If you are going to be drawing out of the house a lot though, you may need to get something slightly smaller that’s more portable.


The stylus really can make or break your tablet for you. You want something that’s easy and enjoyable to use that’s sensitive enough to allow you to work to your full potential.

There are a few different kinds of stylus out there. For instance, you have a battery powered stylus, which is generally much thicker. This is because the battery is contained within, but unfortunately this does mean that they’re a little difficult to hold if your hands are on the smaller side. Unfortunately they do need to have the batteries replaced on a somewhat regular basis.

You can also get a tablet with a rechargeable stylus. This means you’ll need to charge it when the battery runs out. Thankfully though they tend to be fairly slim and so you can put them in your hands relatively easily if you have small hands. There are also other types such as EMR styluses which don’t actually need charging.
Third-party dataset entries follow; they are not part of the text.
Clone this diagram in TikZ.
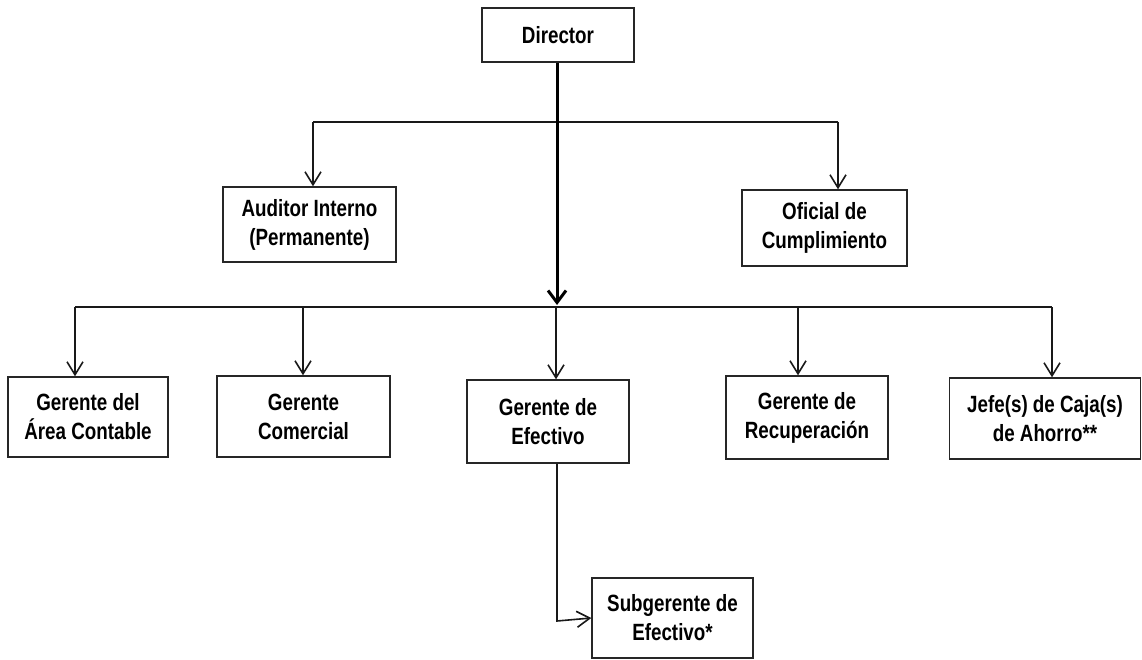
\documentclass[tikz,border=0pt]{standalone}
\usepackage{fontspec}
\setmainfont{Liberation Sans}[FakeStretch=0.8]
\usetikzlibrary{arrows.meta}
\begin{document}
\begin{tikzpicture}[x=1pt,y=1pt,
  box/.style={draw=black!85, line width=1.4pt, fill=white, align=center, inner sep=0pt,
    font=\fontsize{23.5}{29}\selectfont\bfseries},
  conn/.style={draw=black!90, line width=1.6pt},
  arr/.style={conn, -{Straight Barb[length=13pt,width=16pt,line width=1.6pt]}},
  thickarr/.style={draw=black, line width=3pt, -{Straight Barb[length=12pt,width=18pt,line width=3pt]}}
]
\useasboundingbox (0,0) rectangle (1142,-660);
% boxes
\node[box, minimum width=152pt, minimum height=54pt] (dir) at (558,-35) {Director};
\node[box, minimum width=173pt, minimum height=75pt] (aud) at (309.5,-224.5) {Auditor Interno\\(Permanente)};
\node[box, minimum width=165pt, minimum height=76pt] (ofi) at (824.5,-228) {Oficial de\\Cumplimiento};
\node[box, minimum width=160pt, minimum height=80pt] (g1) at (88,-417) {Gerente del\\Área Contable};
\node[box, minimum width=173pt, minimum height=81pt] (g2) at (303.5,-416.5) {Gerente\\Comercial};
\node[box, minimum width=162pt, minimum height=83pt] (g3) at (548,-421.5) {Gerente de\\Efectivo};
\node[box, minimum width=162pt, minimum height=83pt] (g4) at (807,-417.5) {Gerente de\\Recuperación};
\node[box, minimum width=191pt, minimum height=81pt] (g5) at (1045,-418.5) {Jefe(s) de Caja(s)\\de Ahorro**};
\node[box, minimum width=161pt, minimum height=80pt] (sub) at (672.5,-618) {Subgerente de\\Efectivo*};
% bar coordinates
\coordinate (uL) at (313,-122);
\coordinate (uR) at (838,-122);
\coordinate (lL) at (75,-307);
\coordinate (lR) at (1052,-307);
\coordinate (l2) at (303,-307);
\coordinate (l3) at (556,-307);
\coordinate (l4) at (798,-307);
\coordinate (mt) at (557,-305);
\coordinate (sb) at (557,-621);
% upper bar
\draw[conn] (uL) -- (uR);
\draw[arr] (uL) -- (uL |- aud.north);
\draw[arr] (uR) -- (uR |- ofi.north);
% lower bar
\draw[conn] (lL) -- (lR);
\draw[arr] (lL) -- (lL |- g1.north);
\draw[arr] (l2) -- (l2 |- g2.north);
\draw[arr] (l3) -- (l3 |- g3.north);
\draw[arr] (l4) -- (l4 |- g4.north);
\draw[arr] (lR) -- (lR |- g5.north);
% main trunk
\draw[thickarr] (dir.south -| mt) -- (mt);
% sub connector
\draw[arr] (g3.south -| sb) -- (sb) -- (sub.west);
\end{tikzpicture}
\end{document}
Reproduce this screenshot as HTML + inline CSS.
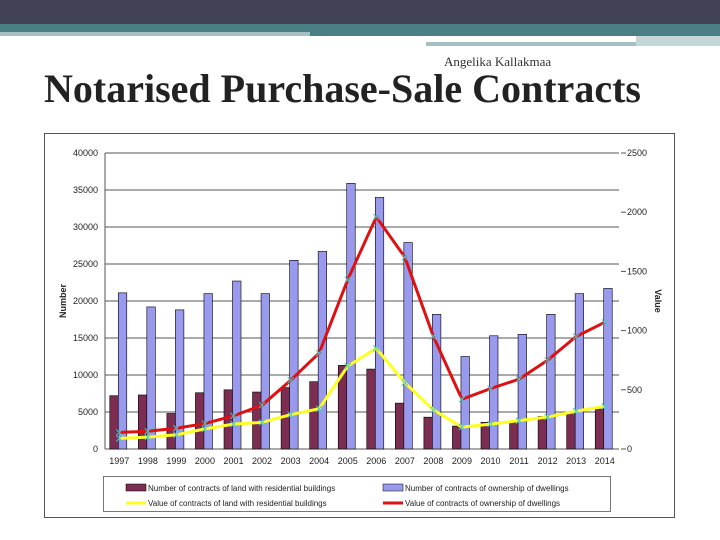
<!DOCTYPE html>
<html><head><meta charset="utf-8"><style>
body{margin:0;width:720px;height:540px;background:#fff;overflow:hidden;position:relative;font-family:"Liberation Sans",sans-serif}
.a{position:absolute}
</style></head><body>
<div class="a" style="left:0;top:0;width:720px;height:24px;background:#424257"></div>
<div class="a" style="left:0;top:24px;width:720px;height:8px;background:#4a7f85"></div>
<div class="a" style="left:0;top:32px;width:310px;height:4px;background:#a6bfc3"></div>
<div class="a" style="left:310px;top:32px;width:410px;height:4px;background:#4a7f85"></div>
<div class="a" style="left:426px;top:42px;width:210px;height:4px;background:#a6bfc3"></div>
<div class="a" style="left:636px;top:36px;width:84px;height:10px;background:#c5d6d8"></div>
<div class="a" style="left:444px;top:54px;font:13px 'Liberation Serif',serif;color:#333">Angelika Kallakmaa</div>
<div class="a" style="left:44px;top:65px;font:bold 40px 'Liberation Serif',serif;color:#222;white-space:nowrap">Notarised Purchase-Sale Contracts</div>
<svg class="a" style="left:0;top:0" width="720" height="540" id="c"></svg>
<script>
const years=["1997","1998","1999","2000","2001","2002","2003","2004","2005","2006","2007","2008","2009","2010","2011","2012","2013","2014"];
const landCount=[7200,7300,4800,7600,8000,7700,8300,9100,11300,10800,6200,4300,3100,3600,3600,4400,5000,5400];
const dwellCount=[21100,19200,18800,21000,22700,21000,25500,26700,35900,34000,27900,18200,12500,15300,15500,18200,21000,21700];
const landValue=[90,100,120,170,210,225,290,340,700,850,560,330,185,210,240,270,320,360];
const dwellValue=[140,150,175,215,280,370,580,810,1430,1960,1620,950,420,510,590,750,950,1070];
const leftTicks=[0,5000,10000,15000,20000,25000,30000,35000,40000];
const rightTicks=[0,500,1000,1500,2000,2500];
const NS="http://www.w3.org/2000/svg",svg=document.getElementById('c');
const X0=105,X1=619,Y0=449,Y1=153,step=(X1-X0)/years.length;
const yL=v=>Y0-(v/40000)*(Y0-Y1), yR=v=>Y0-(v/2500)*(Y0-Y1), xc=i=>X0+step*(i+0.5);
function mk(t,a,p){const e=document.createElementNS(NS,t);for(const k in a)e.setAttribute(k,a[k]);(p||svg).appendChild(e);return e;}
function tx(s,x,y,anchor,size,extra){const e=mk('text',Object.assign({x:x,y:y,'text-anchor':anchor,'font-size':size,fill:'#222','font-family':'Liberation Sans, sans-serif'},extra||{}));e.textContent=s;return e;}
const fr=mk('rect',{x:44.5,y:133.5,width:630,height:384,fill:'#fff',stroke:'#555'});

leftTicks.forEach(v=>{const g=mk('line',{x1:X0,x2:X1,y1:yL(v),y2:yL(v),stroke:'#555','stroke-width':1});

const t=tx(String(v),98,yL(v)+3,'end',9);});
rightTicks.forEach(v=>{mk('line',{x1:X1+2,x2:X1+7,y1:yR(v),y2:yR(v),stroke:'#555'});
const t=tx(String(v),627,yR(v)+3,'start',9);});
mk('line',{x1:X0,x2:X0,y1:Y1,y2:Y0,stroke:'#555'});
const yt=tx('Number',66,301,'middle',9,{'font-weight':'bold',transform:'rotate(-90 66 301)'});
const yt2=tx('Value',655,301,'middle',9,{'font-weight':'bold',transform:'rotate(90 655 301)'});
years.forEach((y,i)=>{
const b1=mk('rect',{x:xc(i)-9.5,y:yL(landCount[i]),width:9,height:Y0-yL(landCount[i]),fill:'#7b2d52',stroke:'#000','stroke-width':0.6});

const b2=mk('rect',{x:xc(i)-1,y:yL(dwellCount[i]),width:8.5,height:Y0-yL(dwellCount[i]),fill:'#9999ee',stroke:'#000','stroke-width':0.6});

const t=tx(y,xc(i),464,'middle',9);});
function line(arr,col,name){const p=mk('polyline',{points:arr.map((v,i)=>xc(i)+','+yR(v)).join(' '),fill:'none',stroke:col,'stroke-width':3,'stroke-linejoin':'round'});

arr.forEach((v,i)=>{const m=mk('path',{d:`M${xc(i)-3},${yR(v)-3}l6,6m0,-6l-6,6`,stroke:'#4cc',"stroke-width":1});});}
line(landValue,'#ffff22','line-land-value');
line(dwellValue,'#dd1111','line-dwellings-value');
const lg=mk('rect',{x:103.5,y:476.5,width:507,height:35,fill:'#fff',stroke:'#777'});
const ents=[[131,488,'#7b2d52','rect','Number of contracts of land with residential buildings'],[388,488,'#9999ee','rect','Number of contracts of ownership of dwellings'],[131,503,'#ffff22','line','Value of contracts of land with residential buildings'],[388,503,'#dd1111','line','Value of contracts of ownership of dwellings']];
ents.forEach(e=>{if(e[3]=='rect'){mk('rect',{x:e[0]-5,y:e[1]-4,width:20,height:7,fill:e[2],stroke:'#000','stroke-width':0.5});}else{mk('line',{x1:e[0]-5,x2:e[0]+15,y1:e[1],y2:e[1],stroke:e[2],'stroke-width':3});}
const t=tx(e[4],e[0]+17,e[1]+3,'start',8);});
</script>
</body></html>
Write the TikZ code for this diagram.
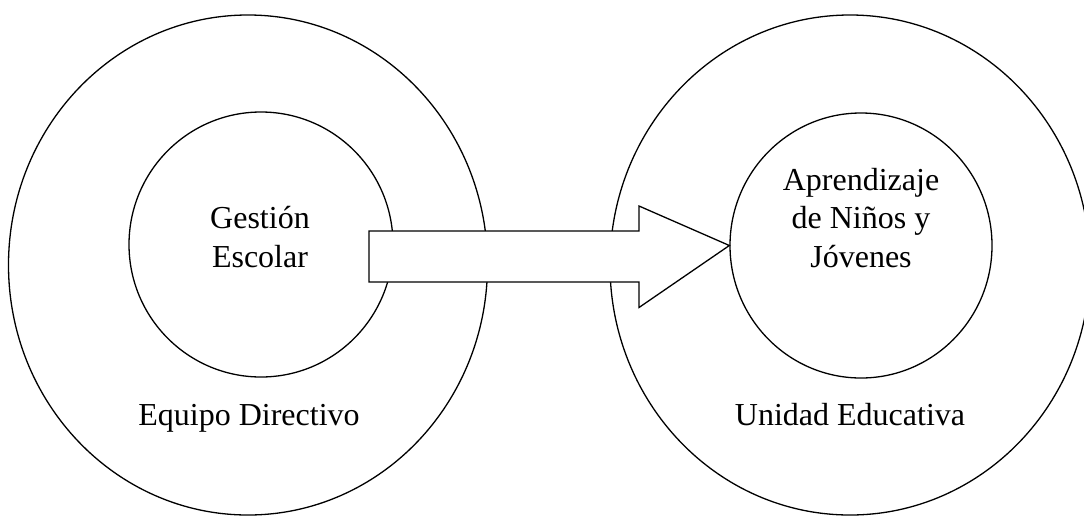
\documentclass[tikz,border=0pt]{standalone}
\usepackage{fontspec}
\setmainfont{Liberation Serif}
\usetikzlibrary{shapes.geometric}
\begin{document}
\begin{tikzpicture}[x=1pt,y=-1pt,
  ring/.style={draw=black,line width=1.3pt,ellipse,inner sep=0pt},
  lbl/.style={align=center,inner sep=0pt,font=\fontsize{32}{38.5}\selectfont},
  blockarrow/.style={draw=black,fill=white,line width=1.3pt,line join=miter}]
\clip (0,0) rectangle (1084,515);
\fill[white] (0,0) rectangle (1084,515);
% outer rings
\node[ring,minimum width=479pt,minimum height=500pt] (outerL) at (248,265) {};
\node[ring,minimum width=480pt,minimum height=500pt] (outerR) at (850,265) {};
% inner circles
\node[ring,minimum width=264pt,minimum height=265pt] (innerL) at (261,244.5) {};
\node[ring,minimum width=262pt,minimum height=265pt] (innerR) at (861,245.5) {};
% block arrow
\coordinate (tip) at (innerR.west);
\draw[blockarrow] (369,231) -- (639,231) -- (639,206) -- (tip) -- (639,307.5) -- (639,282) -- (369,282) -- cycle;
% labels (base anchor = baseline of last line)
\node[lbl,anchor=base] (gest) at (260,267) {Gestión\\Escolar};
\node[lbl,anchor=base] (equipo) at (249,425) {Equipo Directivo};
\node[lbl,anchor=base] (apr) at (861,267) {Aprendizaje\\de Niños y\\Jóvenes};
\node[lbl,anchor=base] (unidad) at (850,425) {Unidad Educativa};
\end{tikzpicture}
\end{document}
Ultimately though, the main thing to think about is whether the pen is comfortable for you to use, since it will be your constant companion throughout the entire drawing process.

App Based or Full Software Tablets?

There are two main types of drawing tablets that don’t require a computer to run – app based and full software. Both have their own benefits and disadvantages.

An app based unit is usually a little more versatile, since it’s designed to perform a number of different tasks. These tablets are made for other things such as answering emails and tests, consuming media and more. This goes for things such as iPads or your regular tablet. These tablets will sometimes have apps that allow you to draw on them. The problem is that while some of these apps do have a lot of functionality, they generally tend to be rather limited in terms of what they can offer to a professional artist.

A full software tablet is ideal though since these are designed specifically for digital art. This means that you will have access to far more graphics tools, and they will come with a unique stylus that will allow you to create highly detailed work. They can’t be used for much else and they generally tend to cost a lot more money though, which is something worth keeping in mind.